GIVEN DATA:

◆ ◆ ◆ ◆ ◆ ◆ ◆

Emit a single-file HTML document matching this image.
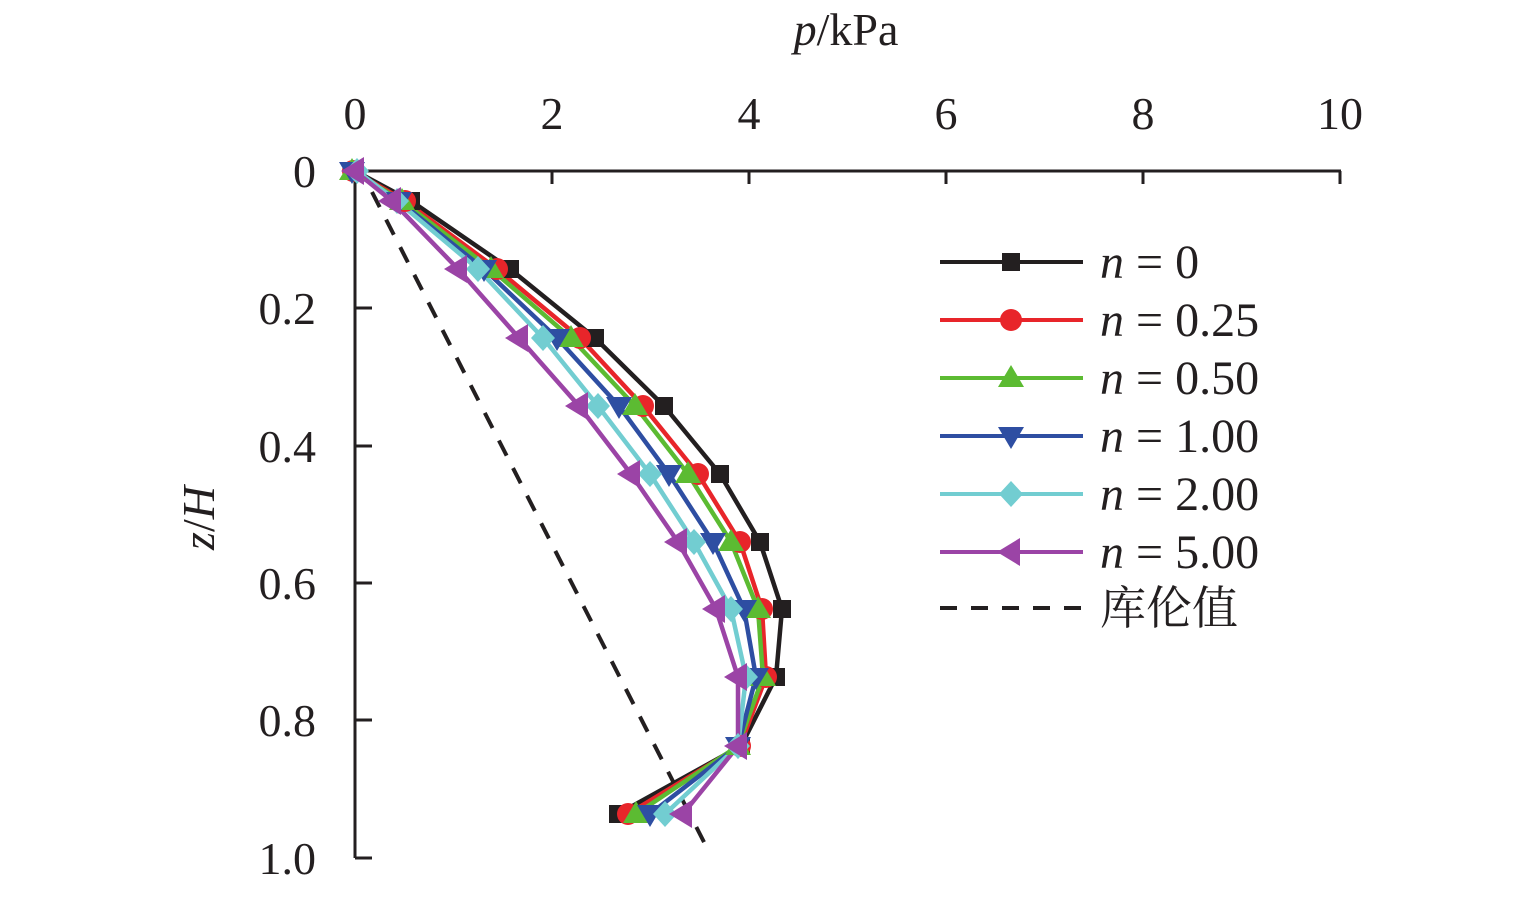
<!DOCTYPE html><html><head><meta charset="utf-8"><style>body{margin:0;background:#fff}</style></head><body>
<svg width="1535" height="893" xmlns="http://www.w3.org/2000/svg" font-family="Liberation Serif, Noto Serif CJK SC, serif">
<g stroke="#231f20" stroke-width="3" fill="none">
<line x1="355" y1="171" x2="1341" y2="171"/>
<line x1="355" y1="171" x2="355" y2="858"/>
<line x1="552" y1="171" x2="552" y2="184"/><line x1="749" y1="171" x2="749" y2="184"/><line x1="946" y1="171" x2="946" y2="184"/><line x1="1143" y1="171" x2="1143" y2="184"/><line x1="1340" y1="171" x2="1340" y2="184"/>
<line x1="355" y1="308" x2="372" y2="308"/><line x1="355" y1="446" x2="372" y2="446"/><line x1="355" y1="583" x2="372" y2="583"/><line x1="355" y1="720" x2="372" y2="720"/><line x1="355" y1="858" x2="372" y2="858"/>
</g>
<g font-size="46" fill="#231f20" text-anchor="middle">
<text x="355" y="129">0</text><text x="552" y="129">2</text><text x="749" y="129">4</text><text x="946" y="129">6</text><text x="1143" y="129">8</text><text x="1340" y="129">10</text>
</g>
<g font-size="46" fill="#231f20" text-anchor="end">
<text x="316" y="187">0</text><text x="316" y="324">0.2</text><text x="316" y="462">0.4</text><text x="316" y="599">0.6</text><text x="316" y="736">0.8</text><text x="316" y="874">1.0</text>
</g>
<text x="846" y="45" font-size="46" text-anchor="middle" fill="#231f20"><tspan font-style="italic">p</tspan>/kPa</text>
<text transform="translate(214,518) rotate(-90)" font-size="46" text-anchor="middle" fill="#231f20"><tspan font-style="italic">z</tspan>/<tspan font-style="italic">H</tspan></text>
<line x1="372" y1="192" x2="706" y2="846" stroke="#231f20" stroke-width="4" stroke-dasharray="17,14"/>
<g fill="none" stroke-width="4.5" stroke-linejoin="round">
<polyline stroke="#231f20" points="355,171 411,201 510,269 595,338 664,406 720,474 760,542 782,609 776,677 741,746 618,814"/>
<polyline stroke="#e8252a" points="353,171 405,201 497,269 580,338 643,406 698,474 740,542 762,609 766,677 740,746 628,814"/>
<polyline stroke="#5cbb32" points="352,171 402,201 491,269 571,338 635,406 688,474 731,542 758,609 763,677 738,746 636,814"/>
<polyline stroke="#2e4ea2" points="352,171 399,201 484,269 557,338 619,406 669,474 713,542 744,609 756,677 738,746 650,814"/>
<polyline stroke="#72cdd1" points="357,171 397,201 478,269 543,338 598,406 650,474 694,542 731,609 746,677 738,746 665,814"/>
<polyline stroke="#9b44a6" points="355,171 392,201 458,269 519,338 579,406 631,474 678,542 716,609 738,677 738,746 683,814"/>
</g>
<g fill="#231f20"><rect x="346" y="162" width="18" height="18"/><rect x="402" y="192" width="18" height="18"/><rect x="501" y="260" width="18" height="18"/><rect x="586" y="329" width="18" height="18"/><rect x="655" y="397" width="18" height="18"/><rect x="711" y="465" width="18" height="18"/><rect x="751" y="533" width="18" height="18"/><rect x="773" y="600" width="18" height="18"/><rect x="767" y="668" width="18" height="18"/><rect x="732" y="737" width="18" height="18"/><rect x="609" y="805" width="18" height="18"/></g>
<g fill="#e8252a"><circle cx="353" cy="171" r="11"/><circle cx="405" cy="201" r="11"/><circle cx="497" cy="269" r="11"/><circle cx="580" cy="338" r="11"/><circle cx="643" cy="406" r="11"/><circle cx="698" cy="474" r="11"/><circle cx="740" cy="542" r="11"/><circle cx="762" cy="609" r="11"/><circle cx="766" cy="677" r="11"/><circle cx="740" cy="746" r="11"/><circle cx="628" cy="814" r="11"/></g>
<script>
const S="http://www.w3.org/2000/svg",svg=document.querySelector('svg');
const ys=[171,201,269,338,406,474,542,609,677,746,814];
const series=[["#5cbb32",[352,402,491,571,635,688,731,758,763,738,636],"up"],["#2e4ea2",[352,399,484,557,619,669,713,744,756,738,650],"down"],["#72cdd1",[357,397,478,543,598,650,694,731,746,738,665],"dia"],["#9b44a6",[355,392,458,519,579,631,678,716,738,738,683],"left"]];
function shape(t,x,y,c){const p=document.createElementNS(S,'polygon');let pts;
if(t=="up")pts=[[x,y-13],[x+13,y+9],[x-13,y+9]];else if(t=="down")pts=[[x,y+13],[x+13,y-9],[x-13,y-9]];else if(t=="dia")pts=[[x,y-13],[x+12,y],[x,y+13],[x-12,y]];else pts=[[x-14,y],[x+9,y-14],[x+9,y+14]];
p.setAttribute('points',pts.map(a=>a.join(',')).join(' '));p.setAttribute('fill',c);svg.appendChild(p);}
series.forEach(s=>s[1].forEach((x,i)=>shape(s[2],x,ys[i],s[0])));
const ly=[262,320,378,436,494,552];
[["sq","#231f20"],["c","#e8252a"],["up","#5cbb32"],["down","#2e4ea2"],["dia","#72cdd1"],["left","#9b44a6"]].forEach((l,i)=>{const y=ly[i];
const ln=document.createElementNS(S,'line');ln.setAttribute('x1',940);ln.setAttribute('x2',1083);ln.setAttribute('y1',y);ln.setAttribute('y2',y);ln.setAttribute('stroke',l[1]);ln.setAttribute('stroke-width',4);svg.appendChild(ln);
if(l[0]=="sq"){const r=document.createElementNS(S,'rect');r.setAttribute('x',1002);r.setAttribute('y',y-9);r.setAttribute('width',18);r.setAttribute('height',18);r.setAttribute('fill',l[1]);svg.appendChild(r);}
else if(l[0]=="c"){const r=document.createElementNS(S,'circle');r.setAttribute('cx',1011);r.setAttribute('cy',y);r.setAttribute('r',11);r.setAttribute('fill',l[1]);svg.appendChild(r);}
else shape(l[0],1011,y,l[1]);});
</script>
<line x1="940" y1="608" x2="1083" y2="608" stroke="#231f20" stroke-width="4" stroke-dasharray="17,14"/>
<g font-size="48" fill="#231f20">
<text x="1100" y="278"><tspan font-style="italic">n</tspan> = 0</text>
<text x="1100" y="336"><tspan font-style="italic">n</tspan> = 0.25</text>
<text x="1100" y="394"><tspan font-style="italic">n</tspan> = 0.50</text>
<text x="1100" y="452"><tspan font-style="italic">n</tspan> = 1.00</text>
<text x="1100" y="510"><tspan font-style="italic">n</tspan> = 2.00</text>
<text x="1100" y="568"><tspan font-style="italic">n</tspan> = 5.00</text>
<text x="1100" y="624" font-family="Noto Serif CJK SC, serif" font-size="46">库伦值</text>
</g>
</svg>
</body></html>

◆ ◆ ◆ ◆ ◆ ◆ ◆

STATED GOAL: Only lines with the word "document" should be collected from the material.

EXERCISE SOLUTION:
Emit a single-file HTML document matching this image.
const S="http://www.w3.org/2000/svg",svg=document.querySelector('svg');
function shape(t,x,y,c){const p=document.createElementNS(S,'polygon');let pts;
const ln=document.createElementNS(S,'line');ln.setAttribute('x1',940);ln.setAttribute('x2',1083);ln.setAttribute('y1',y);ln.setAttribute('y2',y);ln.setAttribute('stroke',l[1]);ln.setAttribute('stroke-width',4);svg.appendChild(ln);
if(l[0]=="sq"){const r=document.createElementNS(S,'rect');r.setAttribute('x',1002);r.setAttribute('y',y-9);r.setAttribute('width',18);r.setAttribute('height',18);r.setAttribute('fill',l[1]);svg.appendChild(r);}
else if(l[0]=="c"){const r=document.createElementNS(S,'circle');r.setAttribute('cx',1011);r.setAttribute('cy',y);r.setAttribute('r',11);r.setAttribute('fill',l[1]);svg.appendChild(r);}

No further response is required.